London Grip Poetry Review – Stephen Payne

Poetry Review – THE WINDMILL PROOF: Adele Ward enjoys the beauty of mathematics in this polished collection by Stephen Payne

The Windmill Proof
Stephen Payne
Happenstance Press, 2021
ISBN: 978-1-910131-60-2
72pp    £10.00


As a perfectionist myself I get a particular thrill from the perfectionism of others, and this was certainly the case with Stephen Payne’s collection. Each poem shows a poet who knows what he is setting out to achieve and he hits the mark every time. If a few poems stand out in a collection I feel satisfied and can enjoy the less successful ones, but in cases like this where it would be hard to pick out the best from such a strong bunch the enjoyment is greater. It is a book I will pick up many times to re-visit the poems as each re-reading would surprise again.

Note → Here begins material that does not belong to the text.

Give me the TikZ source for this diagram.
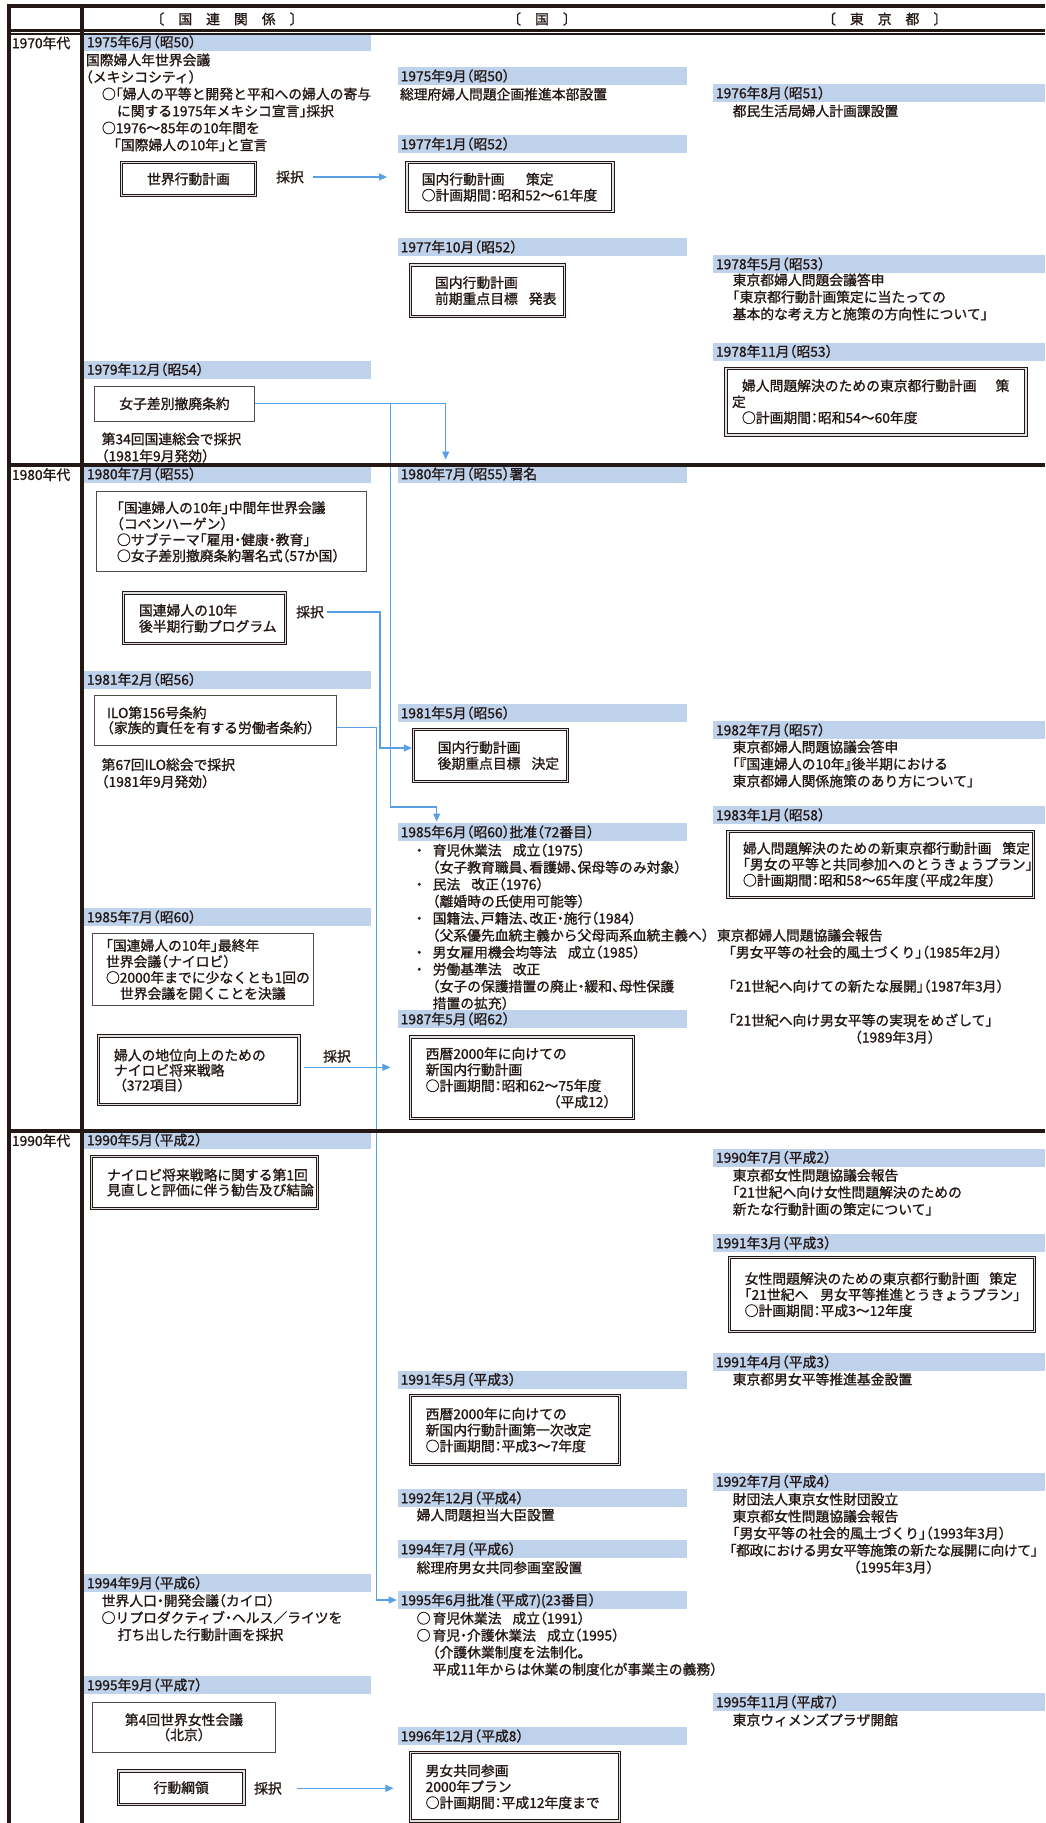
\documentclass[tikz,border=0pt]{standalone}
\usepackage{fontspec}
\setmainfont{Noto Sans CJK JP}[RawFeature=+halt,FakeBold=1.2]
\usetikzlibrary{arrows.meta}
\definecolor{barblue}{RGB}{190,210,236}
\definecolor{linkblue}{RGB}{88,160,230}
\definecolor{ink}{RGB}{35,24,21}
\newcommand\jp{\fontsize{13.8pt}{17pt}\selectfont\lineskiplimit=-30pt\relax}
\newcommand\jpb{\fontsize{13.8pt}{16pt}\selectfont\lineskiplimit=-30pt\relax}
\newcommand\jpc{\fontsize{13.8pt}{15pt}\selectfont\lineskiplimit=-30pt\relax}
\newcommand\bl{\makebox[0pt][r]{・\hspace*{10pt}}}
\newcommand\hs{\hspace*{14pt}}
\begin{document}
\begin{tikzpicture}[x=1pt,y=-1pt,
 every node/.style={inner sep=0pt,outer sep=0pt,font=\jp,text=ink},
 txt/.style={align=left,anchor=base west},
 lbl/.style={anchor=base},
 datebar/.style={fill=barblue,anchor=north west,minimum height=18pt,text height=12.4pt,text depth=2pt,inner xsep=3pt,inner ysep=0pt,align=left},
 bara/.style={datebar,text width=280.7pt},
 barb/.style={datebar,text width=283.3pt},
 barc/.style={datebar,text width=326pt},
 dbox/.style={draw=ink,line width=1.1pt,double=black!12,double distance=1.2pt,anchor=north west,font=\jpb},
 sbox/.style={draw=black!70,line width=1pt,anchor=north west,font=\jpb},
 lbox/.style={align=left,inner ysep=0pt},
 cbox/.style={align=center},
 conn/.style={draw=linkblue,line width=1.1pt},
 arr/.style={conn,-{Triangle[length=8pt,width=7pt]}},
 rulestyle/.style={draw=ink,line cap=butt}
]
\fill[white] (0,0) rectangle (1045,1823);
\useasboundingbox (0,0) rectangle (1045,1823);

% ---------- date bars ----------
\node[bara] (b75a) at (84,33) {1975年6月（昭50）};
\node[bara] (b79a) at (84,360.5) {1979年12月（昭54）};
\node[bara] (b80a) at (84,465) {1980年7月（昭55）};
\node[bara] (b81a) at (84,670.5) {1981年2月（昭56）};
\node[bara] (b85a) at (84,908) {1985年7月（昭60）};
\node[bara] (b90a) at (84,1131) {1990年5月（平成2）};
\node[bara] (b94a) at (84,1574) {1994年9月（平成6）};
\node[bara] (b95a) at (84,1676) {1995年9月（平成7）};

\node[barb] (b75b) at (397.7,67) {1975年9月（昭50）};
\node[barb] (b77a) at (397.7,135) {1977年1月（昭52）};
\node[barb] (b77b) at (397.7,238) {1977年10月（昭52）};
\node[barb] (b80b) at (397.7,465) {1980年7月（昭55）署名};
\node[barb] (b81b) at (397.7,704) {1981年5月（昭56）};
\node[barb] (b85b) at (397.7,823) {1985年6月（昭60）批准（72番目）};
\node[barb] (b87b) at (397.7,1010) {1987年5月（昭62）};
\node[barb] (b91b) at (397.7,1370.5) {1991年5月（平成3）};
\node[barb] (b92b) at (397.7,1489) {1992年12月（平成4）};
\node[barb] (b94b) at (397.7,1540) {1994年7月（平成6）};
\node[barb] (b95b) at (397.7,1591) {1995年6月批准（平成7)(23番目）};
\node[barb] (b96b) at (397.7,1727) {1996年12月（平成8）};

\node[barc] (b76c) at (713,84) {1976年8月（昭51）};
\node[barc] (b78c) at (713,255) {1978年5月（昭53）};
\node[barc] (b78d) at (713,342.5) {1978年11月（昭53）};
\node[barc] (b82c) at (713,721) {1982年7月（昭57）};
\node[barc] (b83c) at (713,806) {1983年1月（昭58）};
\node[barc] (b90c) at (713,1148.5) {1990年7月（平成2）};
\node[barc] (b91c) at (713,1234) {1991年3月（平成3）};
\node[barc] (b91d) at (713,1353) {1991年4月（平成3）};
\node[barc] (b92c) at (713,1472.5) {1992年7月（平成4）};
\node[barc] (b95c) at (713,1693) {1995年11月（平成7）};

% ---------- header ----------
\node (h1) at (227,19) {〔\hs 国\hs 連\hs 関\hs 係\hs 〕};
\node (h2) at (542,19) {〔\hs 国\hs 〕};
\node (h3) at (884.7,19) {〔\hs 東\hs 京\hs 都\hs 〕};
\node[txt] (d70) at (12,48.2) {1970年代};
\node[txt] (d80) at (12,479.9) {1980年代};
\node[txt] (d90) at (12,1145.9) {1990年代};

% ---------- column 1 ----------
\node[txt] (t75a) at (86,150.2) {国際婦人年世界会議\\（メキシコシティ）\\\hspace*{16pt}○「婦人の平等と開発と平和への婦人の寄与\\\hspace*{31pt}に関する1975年メキシコ宣言」採択\\\hspace*{16pt}○1976～85年の10年間を\\\hspace*{28pt}「国際婦人の10年」と宣言};
\node[dbox,cbox,minimum width=133.6,minimum height=32.6] (bxsekai) at (121.7,162.7) {世界行動計画};
\node[lbl] (s1) at (290,182.2) {採択};
\node[sbox,cbox,minimum width=160,minimum height=35] (bxjo) at (94.5,386.2) {女子差別撤廃条約};
\node[txt] (t79a) at (101.7,461.2) {第34回国連総会で採択\\（1981年9月発効）};
\node[sbox,lbox,minimum width=270,minimum height=80,inner xsep=20.8pt,text width=228.4pt] (bxcop) at (96.2,491.8) {「国連婦人の10年」中間年世界会議\\（コペンハーゲン）\\○サブテーマ「雇用・健康・教育」\\○女子差別撤廃条約署名式（57か国）};
\node[dbox,lbox,minimum width=161.6,minimum height=50.6,inner xsep=15.3pt,text width=131pt] (bxkohan) at (123.7,593) {国連婦人の10年\\後半期行動プログラム};
\node[lbl] (s2) at (310,617.2) {採択};
\node[sbox,lbox,font=\jpc,minimum width=242,minimum height=50.3,inner xsep=12.5pt,text width=217pt] (bxilo) at (94.5,695.2) {ILO第156号条約\\（家族的責任を有する労働者条約）};
\node[txt] (t81a) at (101.7,786.9) {第67回ILO総会で採択\\（1981年9月発効）};
\node[sbox,lbox,minimum width=221.3,minimum height=72.6,inner xsep=13.8pt,text width=193.7pt] (bxfin) at (92.2,933.2) {「国連婦人の10年」最終年\\世界会議（ナイロビ）\\○2000年までに少なくとも1回の\\\hspace*{14pt}世界会議を開くことを決議};
\node[dbox,lbox,font=\jpc,minimum width=200.6,minimum height=68.6,inner xsep=15.6pt,text width=169.4pt] (bxnai) at (98.4,1036) {婦人の地位向上のための\\ナイロビ将来戦略\\\hspace*{6pt}（372項目）};
\node[lbl] (s3) at (337,1061.5) {採択};
\node[dbox,lbox,font=\jpc,minimum width=225.6,minimum height=52.2,inner xsep=15.3pt,text width=195pt] (bxrev) at (91.7,1156.4) {ナイロビ将来戦略に関する第1回\\見直しと評価に伴う勧告及び結論};
\node[txt] (t94a) at (101.7,1639.9) {世界人口・開発会議（カイロ）\\○リプロダクティブ・ヘルス／ライツを\\\hspace*{16pt}打ち出した行動計画を採択};
\node[sbox,cbox,font=\jpc,minimum width=183.6,minimum height=49.7] (bxbei) at (92.2,1702.5) {第4回世界女性会議\\（北京）};
\node[dbox,cbox,minimum width=125.6,minimum height=33.3] (bxkoryo) at (118.4,1771) {行動綱領};
\node[lbl] (s4) at (268,1793.5) {採択};

% ---------- column 2 ----------
\node[txt] (t75b) at (400,99.5) {総理府婦人問題企画推進本部設置};
\node[dbox,lbox,minimum width=206,minimum height=48.9,inner xsep=14.7pt,text width=176.6pt] (bxk77) at (407,162.7) {国内行動計画\hspace*{21.5pt}策定\\○計画期間：昭和52～61年度};
\node[dbox,lbox,minimum width=154.2,minimum height=51.3,inner xsep=24.6pt,text width=105pt] (bxk77b) at (410.4,265) {国内行動計画\\前期重点目標\hspace*{11pt}発表};
\node[dbox,lbox,minimum width=154.2,minimum height=51.6,inner xsep=24.3pt,text width=105.6pt] (bxk81) at (413.4,729.7) {国内行動計画\\後期重点目標\hspace*{11pt}決定};
\node[txt] (t85b) at (432.7,1008.5) {\bl 育児休業法\hspace*{11pt}成立（1975）\\（女子教育職員、看護婦、保母等のみ対象）\\\bl 民法\hspace*{11pt}改正（1976）\\（離婚時の氏使用可能等）\\\bl 国籍法、戸籍法、改正・施行（1984）\\（父系優先血統主義から父母両系血統主義へ）\\\bl 男女雇用機会均等法\hspace*{11pt}成立（1985）\\\bl 労働基準法\hspace*{11pt}改正\\（女子の保護措置の廃止・緩和、母性保護\\措置の拡充）};
\node[dbox,lbox,minimum width=223.2,minimum height=81.6,inner xsep=15.3pt,text width=192.6pt] (bxk87) at (410.4,1037) {西暦2000年に向けての\\新国内行動計画\\○計画期間：昭和62～75年度\\\hspace*{128pt}（平成12）};
\node[dbox,lbox,minimum width=209.2,minimum height=69.2,inner xsep=15.3pt,text width=178.6pt] (bxk91) at (410.4,1395.4) {西暦2000年に向けての\\新国内行動計画第一次改定\\○計画期間：平成3～7年度};
\node[txt] (t92b) at (416.7,1520.2) {婦人問題担当大臣設置};
\node[txt] (t94b) at (416.7,1572.9) {総理府男女共同参画室設置};
\node[txt] (t95b) at (416.7,1674.5) {○\hspace*{2pt}育児休業法\hspace*{11pt}成立（1991）\\○\hspace*{2pt}育児・介護休業法\hspace*{11pt}成立（1995）\\\hspace*{16pt}（介護休業制度を法制化。\\\hspace*{16pt}平成11年からは休業の制度化が事業主の義務）};
\node[dbox,lbox,minimum width=209.2,minimum height=68.6,inner xsep=15.3pt,text width=178.6pt] (bxplan) at (410.4,1752.4) {男女共同参画\\2000年プラン\\○計画期間：平成12年度まで};

% ---------- column 3 ----------
\node[txt] (t76c) at (732.7,116.2) {都民生活局婦人計画課設置};
\node[txt] (t78c) at (732.7,319.2) {東京都婦人問題会議答申\\「東京都行動計画策定に当たっての\\基本的な考え方と施策の方向性について」};
\node[dbox,lbox,minimum width=300,minimum height=66.6,inner xsep=6pt,text width=288pt] (bxt78) at (726,368.4) {\hspace*{10pt}婦人問題解決のための東京都行動計画\hspace*{19pt}策\\定\\\hspace*{10pt}○計画期間：昭和54～60年度};
\node[txt] (t82c) at (732.7,786.2) {東京都婦人問題協議会答申\\「『国連婦人の10年』後半期における\\東京都婦人関係施策のあり方について」};
\node[dbox,lbox,minimum width=305.6,minimum height=65.9,inner xsep=15pt,text width=275.6pt] (bxt83) at (728,831.4) {婦人問題解決のための新東京都行動計画\hspace*{11pt}策定\\「男女の平等と共同参加へのとうきょうプラン」\\○計画期間：昭和58～65年度（平成2年度）};
\node[txt] (t85c) at (717,1042.5) {東京都婦人問題協議会報告\\\hspace*{12pt}「男女平等の社会的風土づくり」（1985年2月）\\[17pt]\hspace*{12pt}「21世紀へ向けての新たな展開」（1987年3月）\\[17pt]\hspace*{12pt}「21世紀へ向け男女平等の実現をめざして」\\\hspace*{138pt}（1989年3月）};
\node[txt] (t90c) at (732.7,1214.5) {東京都女性問題協議会報告\\「21世紀へ向け女性問題解決のための\\新たな行動計画の策定について」};
\node[dbox,lbox,minimum width=305.2,minimum height=73.9,inner xsep=15.3pt,text width=274.6pt] (bxt91) at (729.4,1257.7) {女性問題解決のための東京都行動計画\hspace*{10pt}策定\\「21世紀へ\hspace*{12pt}男女平等推進とうきょうプラン」\\○計画期間：平成3～12年度};
\node[txt] (t91c) at (732.7,1384.5) {東京都男女平等推進基金設置};
\node[txt] (t92c) at (732.7,1572.5) {財団法人東京女性財団設立\\東京都女性問題協議会報告\\「男女平等の社会的風土づくり」（1993年3月）\\\hspace*{-3pt}{\addfontfeature{LetterSpace=-3}「都政における男女平等施策の新たな展開に向けて」}\\\hspace*{121pt}（1995年3月）};
\node[txt] (t95c) at (732.7,1725.2) {東京ウィメンズプラザ開館};

% ---------- connectors ----------
\draw[arr,shorten <=9pt,shorten >=20pt] (s1.east) -- (s1.east -| bxk77.west);
\draw[arr,shorten >=5.5pt] (bxjo.east) -| ([xshift=48pt]b80b.north west);
\coordinate (jx) at ([xshift=-7pt]b80b.north west);
\coordinate (kx) at ([xshift=39pt,yshift=16pt]b85b.north west);
\draw[arr,shorten >=1.5pt] (jx |- bxjo.east) |- (kx) -- (kx |- b85b.north);
\coordinate (c3x) at ([xshift=-33.4pt,yshift=7.5pt]bxk81.west);
\draw[arr,shorten <=3pt,shorten >=1.5pt] (s2.east) -| (c3x) -- (c3x -| bxk81.west);
\coordinate (c4s) at ([yshift=-7pt]bxilo.east);
\coordinate (c4x) at ([xshift=-21pt]b95b.west);
\draw[arr,shorten >=1pt] (c4s) -| (c4x) -- (b95b.west);
\coordinate (c5s) at ([yshift=3pt]bxnai.east);
\draw[arr,shorten <=5pt,shorten >=20pt] (c5s) -- (c5s -| bxk87.west);
\draw[arr,shorten <=15pt,shorten >=17pt] (s4.east) -- (s4.east -| bxplan.west);

% ---------- frame ----------
\draw[rulestyle,line width=4pt] (7.3,6) -- (1045,6);
\draw[rulestyle,line width=4pt] (9.3,4) -- (9.3,1823);
\draw[rulestyle,line width=4pt] (82,4) -- (82,1823);
\draw[rulestyle,line width=3pt] (7.3,30.8) -- (1045,30.8);
\draw[rulestyle,line width=1.3pt] (7.3,34) -- (1045,34);
\draw[rulestyle,line width=3.4pt] (7.3,465) -- (1045,465);
\draw[rulestyle,line width=3.4pt] (7.3,1131) -- (1045,1131);
\end{tikzpicture}
\end{document}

Some of the poems tempt the reader to go through them many times because of the wordplay and games, including various types of mathematics. If this all sounds a little too scientific, then the surprise comes with how the love of language and mathematics suddenly opens into philosophy and the deeply emotional.

‘Triangle’, which is quoted on the back cover, is an example of the poet’s mathematical knowledge being used to say something about human relationships, in this case with wit. The first verse shows Payne’s wordplay:

	The geometer said
	Let trigons be trigons
	but ‘triangle’ it stays

while the final two verses take the geometrical rules and apply them to a different meaning for ‘triangle’:

	The sum of the lengths
	of any two sides
	is greater than the length of the third

	so if Alex loves Blake and Blake loves Chris
	it would be easier
	if Alex loves Chris.

The poems are sometimes in free verse and sometimes in form, including a set of three poems set in Paris, which comprises two of fourteen lines and one of twelve lines, all with complex rhyme schemes. The Paris sequence shows variety in Payne’s themes, as these diverge from the mathematical wordplay and focus more on animals and humans and our interactions. In the first, a carousel in Jardin des Plantes has both familiar and extinct creatures saddled up for our entertainment, while in ‘Statue of Lion and Foot’ in the same location, the poet decides in favour of the lion:

       It's difficult to contemplate this scene
       and not conclude the man’s unfortunate
       that he should whet the lion’s appetite.
       Which isn’t quite correct. The man has been
       unlucky, surely. But whatever plight
       he faced is hidden from us now – long gone,
       all we see here is good luck for the lion.

The third poem in the sequence takes our actions with each other and animals to its conclusion, using the ‘Shop Window with Rats’ of the title to show how our use of pest controllers typifies our other behaviours. It sets the scene in Gothic detail and yet is contemporary and authentic:

	Since 1872, Julien Arouze
	has been a pest controller to the stars.
	The whole shop-front is splendidly preserved,
	yet hard to look at. If you feel unnerved
	by all the strung-up rats, why wouldn’t you?

The poem then questions why the dead bodies are displayed in this way, ‘in pristine condition too’, ‘dunked in formaldehyde/then sunk in alcohol the day they died’. This is a stand-out poem for me in a strong collection, putting the reader right by that shop window where the rats are almost tangible and definitely visible. Payne makes his decision on why they are displayed:

	Perhaps they hang, pelts fading in the sun,
	to show us this is what we’ve always done,
	help us to carry on. The dead are easier
	to kill; killing the living makes us queasier.

There is something Audenesque about the dark-humoured wit and the use of poetic form and rhyme to emphasise the themes in the Paris poems and others written in form. Another sequence sees the wandering poet taking us through São Carlos in free verse and in a more casual frame of mind, but bringing the scenes to life with the same closely observed attention to detail.

In some collections it is easy to select the strongest poems and lines to quote, but in this one I could refer to many more. Payne also shows how effective brevity can be, particularly in his opening poem, which brings the geometrical theme to the personal in an especially moving way. Here is ‘The Big Leap’ in full, dedicated to ‘Peter Payne, 17.12.1929-19.02.2019’:

	For me, you’ll always be mid-air
	above the garden pond
	you leapt across
	from a standing start
	when we were playing tag.
	None of us kids breathed.
	The goldfishes looked up, open mouthed.

A final word goes to the publisher: the quality of the book production by Happenstance makes this a beautiful book to hold, due to the quality of the paper and cover, the page design and the understated cover that reveals intricate geometrical drawings and equations on the interior.